- Data records -
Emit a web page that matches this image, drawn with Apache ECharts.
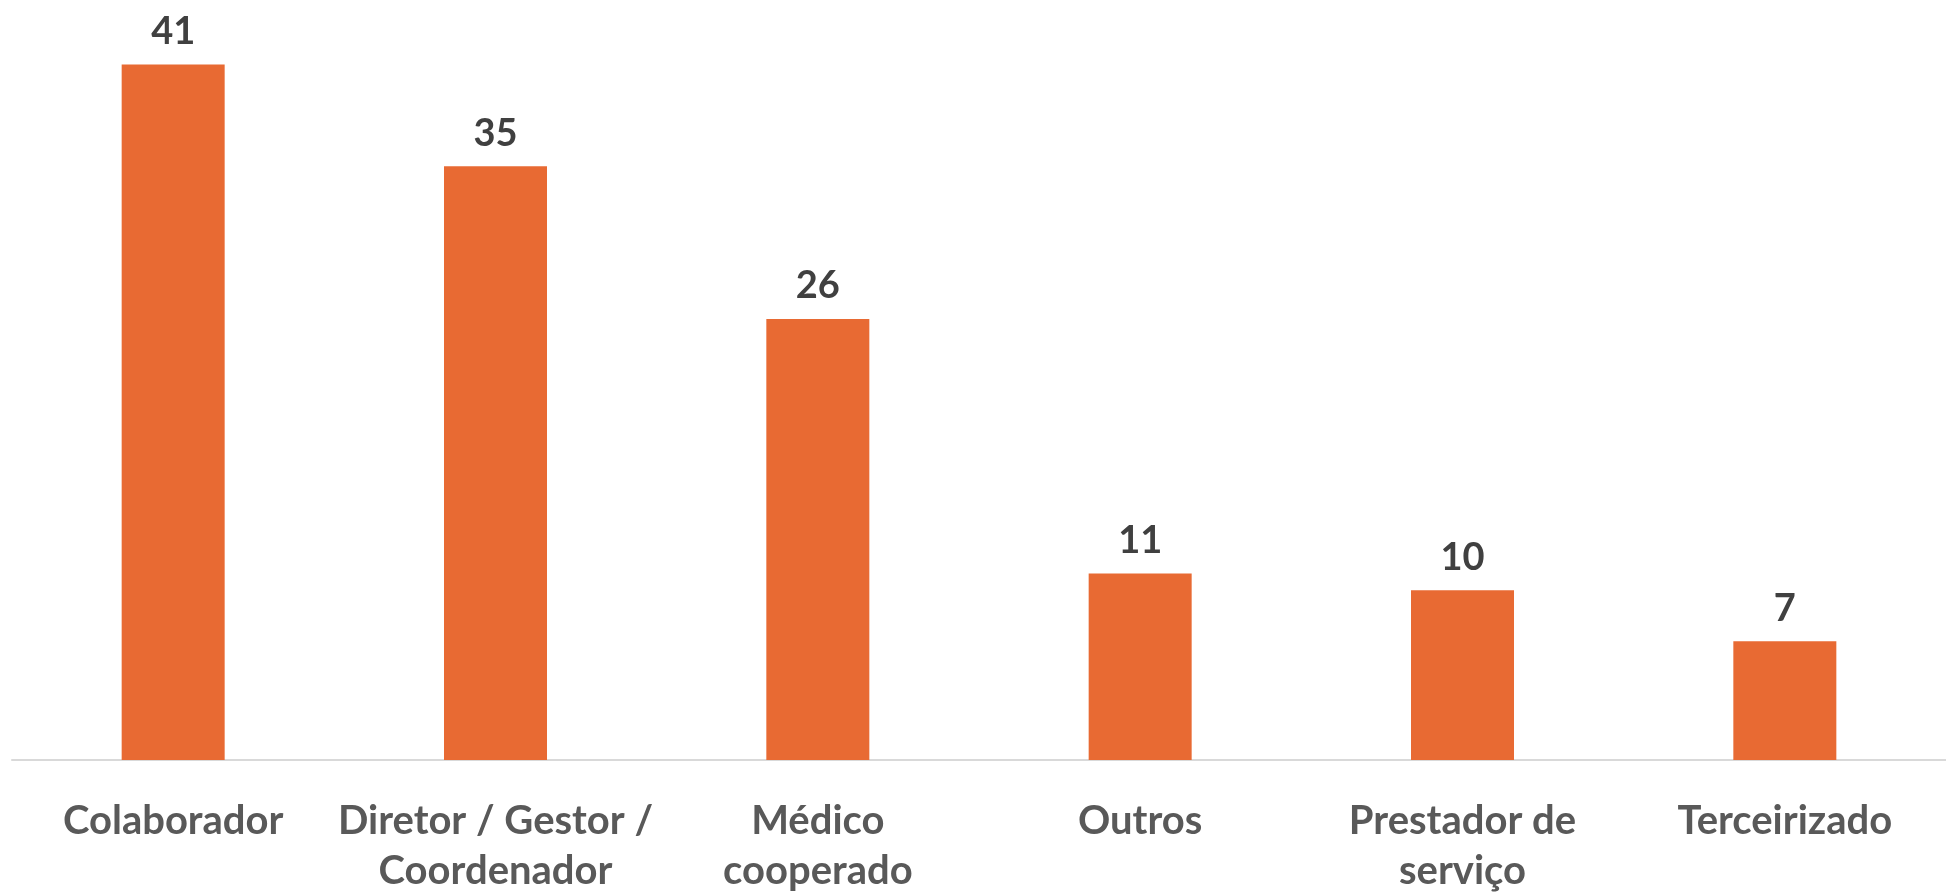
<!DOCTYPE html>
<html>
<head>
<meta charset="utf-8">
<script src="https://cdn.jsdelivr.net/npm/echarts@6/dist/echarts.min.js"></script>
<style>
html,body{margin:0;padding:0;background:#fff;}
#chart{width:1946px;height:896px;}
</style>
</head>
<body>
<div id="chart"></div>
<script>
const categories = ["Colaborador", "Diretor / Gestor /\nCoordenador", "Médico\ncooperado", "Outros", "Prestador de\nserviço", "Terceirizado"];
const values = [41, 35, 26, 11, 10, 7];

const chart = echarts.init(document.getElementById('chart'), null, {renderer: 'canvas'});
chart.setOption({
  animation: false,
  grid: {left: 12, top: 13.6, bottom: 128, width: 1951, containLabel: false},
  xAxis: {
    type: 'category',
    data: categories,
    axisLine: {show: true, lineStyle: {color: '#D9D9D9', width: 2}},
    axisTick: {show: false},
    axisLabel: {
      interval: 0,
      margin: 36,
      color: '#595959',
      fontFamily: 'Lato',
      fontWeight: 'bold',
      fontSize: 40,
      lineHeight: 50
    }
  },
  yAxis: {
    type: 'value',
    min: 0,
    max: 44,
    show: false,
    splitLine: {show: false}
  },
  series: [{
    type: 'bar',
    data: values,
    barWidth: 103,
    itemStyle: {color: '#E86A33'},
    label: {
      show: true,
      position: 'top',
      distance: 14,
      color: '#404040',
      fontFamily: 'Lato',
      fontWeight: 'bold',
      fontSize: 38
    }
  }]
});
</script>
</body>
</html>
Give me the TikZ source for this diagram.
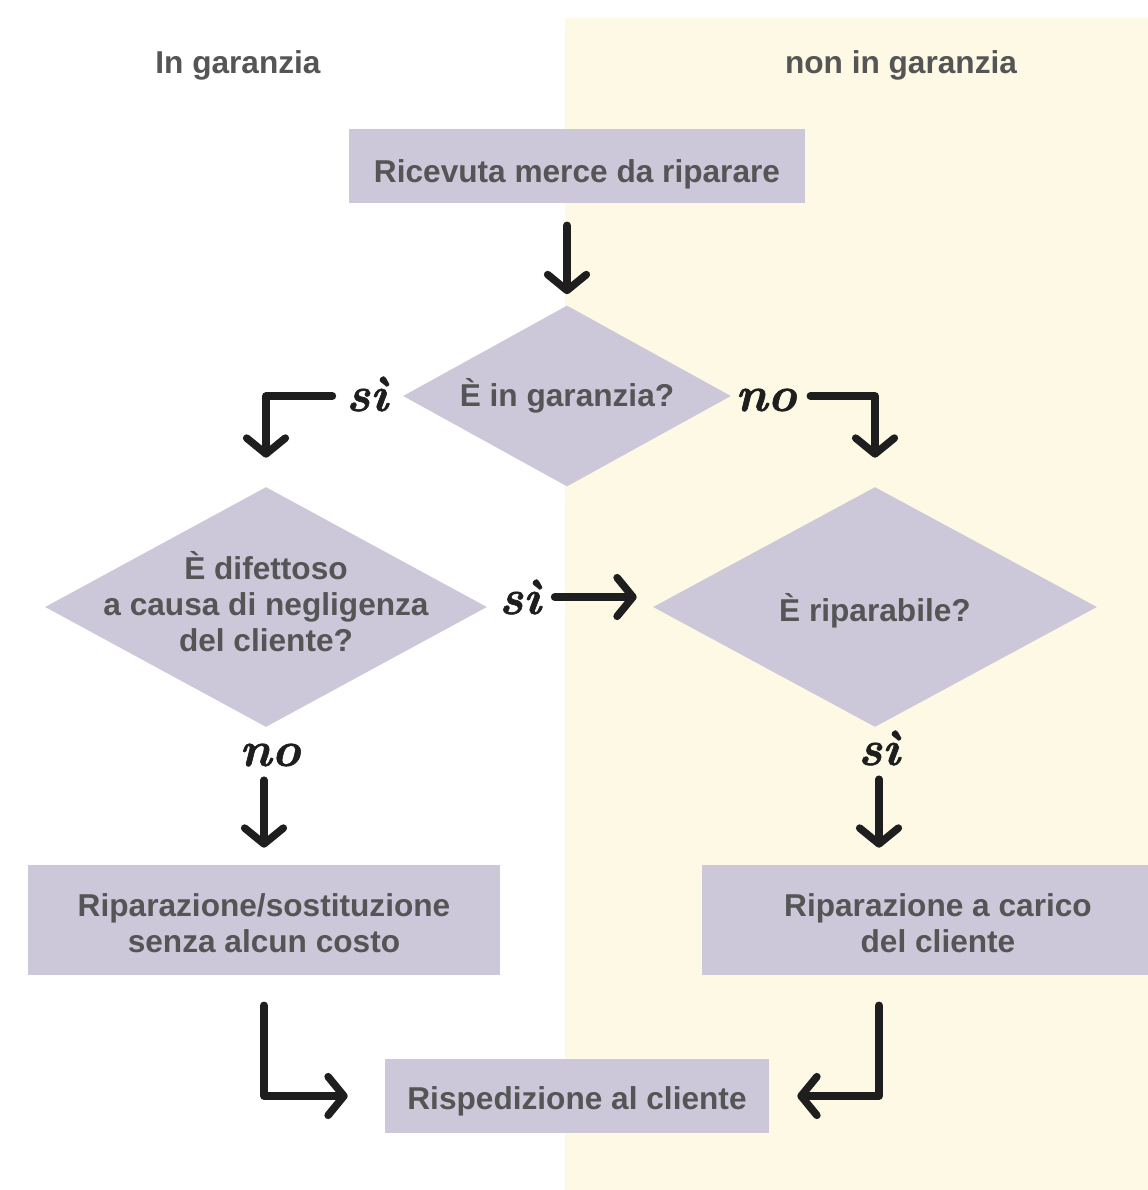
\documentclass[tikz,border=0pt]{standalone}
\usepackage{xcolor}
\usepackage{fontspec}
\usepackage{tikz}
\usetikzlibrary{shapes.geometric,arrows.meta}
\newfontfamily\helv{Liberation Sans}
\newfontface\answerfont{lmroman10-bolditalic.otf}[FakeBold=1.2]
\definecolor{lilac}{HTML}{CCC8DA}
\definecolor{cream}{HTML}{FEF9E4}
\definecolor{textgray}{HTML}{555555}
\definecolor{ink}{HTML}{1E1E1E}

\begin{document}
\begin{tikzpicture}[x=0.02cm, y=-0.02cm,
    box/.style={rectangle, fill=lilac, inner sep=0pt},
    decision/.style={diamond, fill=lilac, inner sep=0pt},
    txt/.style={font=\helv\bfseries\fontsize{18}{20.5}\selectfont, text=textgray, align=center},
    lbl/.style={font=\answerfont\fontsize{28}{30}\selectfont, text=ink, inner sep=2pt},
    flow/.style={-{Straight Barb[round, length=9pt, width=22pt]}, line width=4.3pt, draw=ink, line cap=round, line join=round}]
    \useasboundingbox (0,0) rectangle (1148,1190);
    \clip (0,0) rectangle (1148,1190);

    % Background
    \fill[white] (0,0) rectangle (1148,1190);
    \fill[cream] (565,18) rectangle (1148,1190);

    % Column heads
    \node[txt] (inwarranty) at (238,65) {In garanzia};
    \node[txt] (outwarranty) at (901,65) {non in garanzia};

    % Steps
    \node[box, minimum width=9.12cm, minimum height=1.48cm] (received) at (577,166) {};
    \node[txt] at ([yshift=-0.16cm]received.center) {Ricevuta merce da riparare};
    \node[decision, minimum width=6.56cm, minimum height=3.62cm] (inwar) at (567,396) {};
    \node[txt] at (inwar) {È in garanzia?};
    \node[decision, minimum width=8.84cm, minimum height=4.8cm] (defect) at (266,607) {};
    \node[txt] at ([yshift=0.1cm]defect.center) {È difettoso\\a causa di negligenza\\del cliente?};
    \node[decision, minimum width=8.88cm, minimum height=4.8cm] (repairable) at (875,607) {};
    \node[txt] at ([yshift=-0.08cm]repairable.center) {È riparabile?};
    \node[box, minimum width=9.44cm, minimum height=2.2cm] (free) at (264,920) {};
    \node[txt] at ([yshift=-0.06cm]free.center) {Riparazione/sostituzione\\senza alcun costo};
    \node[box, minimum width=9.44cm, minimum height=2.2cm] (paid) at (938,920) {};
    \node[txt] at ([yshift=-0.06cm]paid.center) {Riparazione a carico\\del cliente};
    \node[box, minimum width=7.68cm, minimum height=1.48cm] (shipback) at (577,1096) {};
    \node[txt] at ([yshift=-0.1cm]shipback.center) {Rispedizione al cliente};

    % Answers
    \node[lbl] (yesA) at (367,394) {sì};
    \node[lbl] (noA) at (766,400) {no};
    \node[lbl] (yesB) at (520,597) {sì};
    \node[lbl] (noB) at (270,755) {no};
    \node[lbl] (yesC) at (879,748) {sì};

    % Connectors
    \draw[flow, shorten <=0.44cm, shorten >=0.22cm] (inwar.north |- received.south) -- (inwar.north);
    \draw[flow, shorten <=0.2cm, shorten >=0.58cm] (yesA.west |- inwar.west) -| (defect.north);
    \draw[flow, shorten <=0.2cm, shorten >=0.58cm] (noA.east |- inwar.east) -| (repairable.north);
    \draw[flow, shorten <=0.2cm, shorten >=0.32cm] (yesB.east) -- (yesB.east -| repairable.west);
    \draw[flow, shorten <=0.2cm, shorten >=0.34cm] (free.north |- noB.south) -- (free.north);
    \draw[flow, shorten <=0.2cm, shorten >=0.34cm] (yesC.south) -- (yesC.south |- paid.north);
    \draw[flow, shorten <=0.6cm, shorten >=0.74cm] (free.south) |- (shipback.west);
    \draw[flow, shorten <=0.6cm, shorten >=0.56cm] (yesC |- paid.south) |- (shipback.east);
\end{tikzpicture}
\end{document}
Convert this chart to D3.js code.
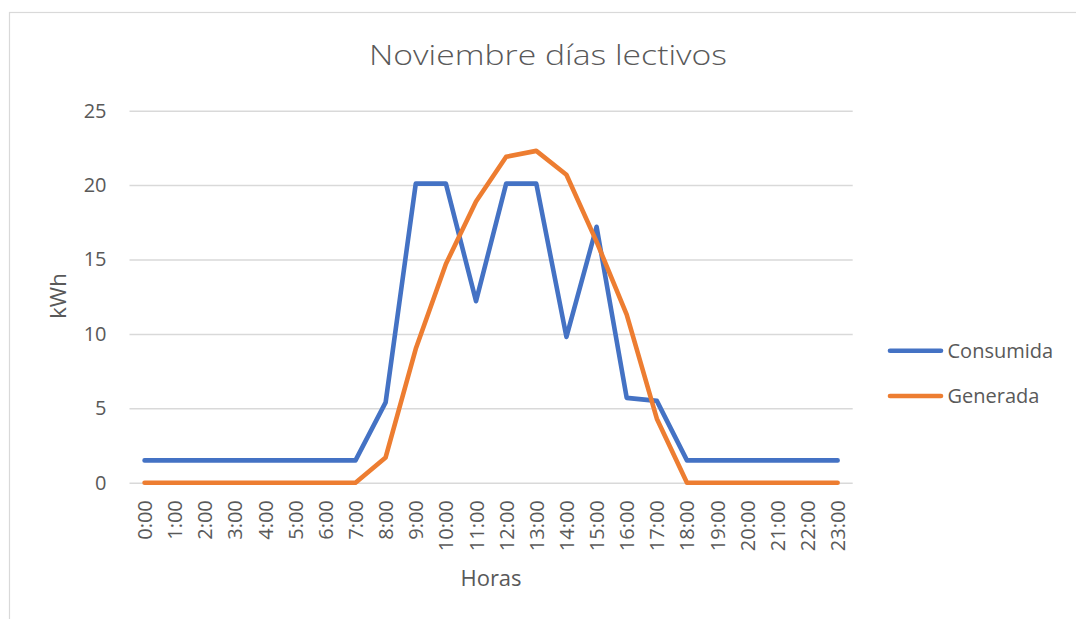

- WHAT YOU ARE ASKED TO DO -
Collect every line with the string "this" from the records, and copy each.

- THE SOLUTION -
Emit a web page that matches this image, drawn with Apache ECharts.
Give me the TikZ source for this diagram.
Convert this chart to D3.js code.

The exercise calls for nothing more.